We don't work on a fixed margin. Our most common way is pretty old-school in that we work on a percentage of the spend. And that might vary by medium, because it is much more complex to execute digital media than print.
The mark up is generally 2x higher with digital than traditional media. And when we deploy technology, it is with the full knowledge and agreement of the clients. It's as if we've become a systems integrator, because we've got to vet and make all these technologies work together. So just as we should get paid for deploying media, we should get paid for deploying technologies. And we also mark that up in a method that is transparent to the client, not unlike where agencies have historically marked up third-party ad serving because there's a lot of handling that happens when you get involved with a third party ad server.
What about working on a performance basis?
Everybody wants agencies to work on a performance basis. But, the issue is that with today's changing world, many clients don't have enough of a track record to know what really causes people to buy right now. Many of the companies that we work with are brand new companies, and they don't know their cost per acquisition (CPA) or what the lifetime value of a customer is. They might know their CPA in search, but that's not accurate because it might have been display or television that caused somebody to go in and type in a keyword phrase.
If companies really knew what their cost per acquisition was, and were willing to allow us to make a margin if we improved that cost per acquisition, then we'd be willing to take on performance activity. But, many companies want us to take on things on a cost per acquisition basis based upon a CPA and a business plan. And it's not proven out - or they don't have enough data about attribution to prove out what their CPA is, and so we can't. Or they'll say, we want you to do it on a performance basis and we'll pay you based on this CPA, and when it's displaying. And we say, okay. We want to be paid on both click sales, and sales that come through viewthrough.
Regarding viewthroughs, I talk to many people on the client-side who don't know what that means or don't believe in viewthrough.
Everybody wants agencies to work on a performance basis, but a lot of companies are not prepared and don't have the knowledge base to fairly compensate an agency on that basis.
What percentage of your clients' ad spend is programmatic media grabbing today?
I believe it's currently north of 20%. But, that's going to continue to increase – for example, we're taking on some performance clients where 100 percent of their spend is in programmatic. They work on what I call a CPW basis – "cost per whatever." I use this acronym because it's not just an acquisition. It could be a whitepaper download or it could be a lead, for example. We do programmatic buys on a CPM basis, too.
We do a lot of stuff with MediaMath, and with The Trade Desk. We have experimented with many others. Quantcast, Google Display Network and Facebook Exchange work very well from a programmatic standpoint, too.

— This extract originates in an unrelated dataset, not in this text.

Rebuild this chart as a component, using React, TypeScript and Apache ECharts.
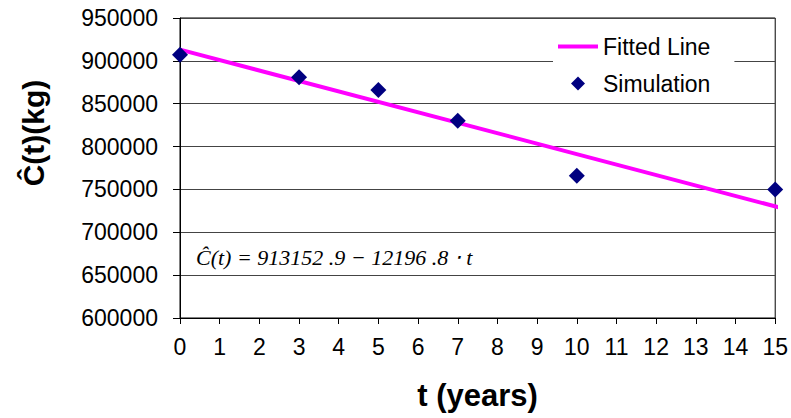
import React, { useEffect, useRef } from "react";
import * as echarts from "echarts";

const simT = [0, 3, 5, 7, 10, 15];
const simC = [907000, 881000, 866000, 830000, 766000, 750000];
const fitT = [0, 15.2];
const fitC = [913152.9, 727757];
const equationText = "Ĉ(t) = 913152 .9 − 12196 .8 ⋅ t";

export default function App() {
  const ref = useRef<HTMLDivElement>(null);
  useEffect(() => {
    if (!ref.current) return;
    const chart = echarts.init(ref.current, null, { renderer: "svg" });
    const font = "'Liberation Sans', Arial, sans-serif";
    chart.setOption({
      animation: false,
      backgroundColor: "#fff",
      grid: { left: 180, right: 9, top: 18, bottom: 100, show: true, borderColor: "#000", borderWidth: 1, backgroundColor: "transparent" },
      legend: {
        orient: "vertical",
        left: 553,
        top: 31,
        padding: [4, 24, 4, 5],
        backgroundColor: "#fff",
        itemWidth: 40,
        itemHeight: 14,
        itemGap: 14,
        textStyle: { fontFamily: font, fontSize: 23, color: "#000" },
        data: [
          { name: "Fitted Line", icon: "path://M0,0 L40,0 L40,4 L0,4 Z", itemStyle: { color: "#FF00FF" } },
          { name: "Simulation", icon: "path://M7,0 L14,7 L7,14 L0,7 Z", itemStyle: { color: "#000080" } },
        ],
      },
      xAxis: {
        type: "value",
        min: 0,
        max: 15,
        interval: 1,
        name: "t (years)",
        nameLocation: "middle",
        nameGap: 62,
        nameTextStyle: { fontFamily: font, fontSize: 31, fontWeight: "bold", color: "#000" },
        axisLine: { lineStyle: { color: "#000", width: 1 } },
        axisTick: { show: true, length: 6, lineStyle: { color: "#000" } },
        axisLabel: { margin: 17, fontFamily: font, fontSize: 23, color: "#000" },
        splitLine: { show: false },
      },
      yAxis: {
        type: "value",
        min: 600000,
        max: 950000,
        interval: 50000,
        axisLine: { show: true, lineStyle: { color: "#000", width: 1 } },
        axisTick: { show: true, length: 7, lineStyle: { color: "#000" } },
        axisLabel: { margin: 22, fontFamily: font, fontSize: 23, color: "#000", formatter: (v: number) => String(v) },
        splitLine: { show: true, lineStyle: { color: "#444", width: 1 } },
      },
      graphic: [
        {
          type: "text",
          x: 33,
          y: 133,
          rotation: Math.PI / 2,
          style: {
            text: "Ĉ(t)(kg)",
            fontFamily: font,
            fontSize: 30,
            fontWeight: "bold",
            fill: "#000",
            align: "center",
            verticalAlign: "middle",
          },
        },
        {
          type: "text",
          x: 196,
          y: 257,
          style: {
            text: equationText,
            fontFamily: "'Liberation Serif', 'Times New Roman', serif",
            fontStyle: "italic",
            fontSize: 22,
            fill: "#000",
            align: "left",
            verticalAlign: "middle",
          },
        },
      ],
      series: [
        {
          name: "Fitted Line",
          type: "line",
          data: fitT.map((t, i) => [t, fitC[i]]),
          symbol: "none",
          clip: false,
          lineStyle: { color: "#FF00FF", width: 4 },
          itemStyle: { color: "#FF00FF" },
          z: 2,
        },
        {
          name: "Simulation",
          type: "scatter",
          data: simT.map((t, i) => [t, simC[i]]),
          symbol: "diamond",
          symbolSize: 16,
          clip: false,
          itemStyle: { color: "#000080", opacity: 1 },
          z: 3,
        },
      ],
    });
    return () => chart.dispose();
  }, []);
  return <div ref={ref} style={{ width: 791, height: 418, position: "absolute", left: 0, top: 0 }} />;
}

All I know is that, overall, every year programmatic is going to get larger. I like to call it data-enabled buying. We not only buy through RTB sources, but forward buys that have a data overlay.
What milestone are you thinking about in the next 3 to 5 years for the advertising industry at-large?
There are still pain points in the process that goes from planning to buying to ordering to optimizing - it's not all a single vendor, or vendors, that work together through their API's painlessly. There's too much manual work done through our industry, where people are putting stuff into spreadsheets and shipping them off to other people.
The workflow is killing agencies. We have to get our hands around this big data problem and get the tools in our hands that we can more easily handle.
One of the big changes will not be something that's very sexy at all - it will be fixing and fine-tuning the infrastructure of our industry that will make it possible for us all to do a lot more of what we're doing relative to television.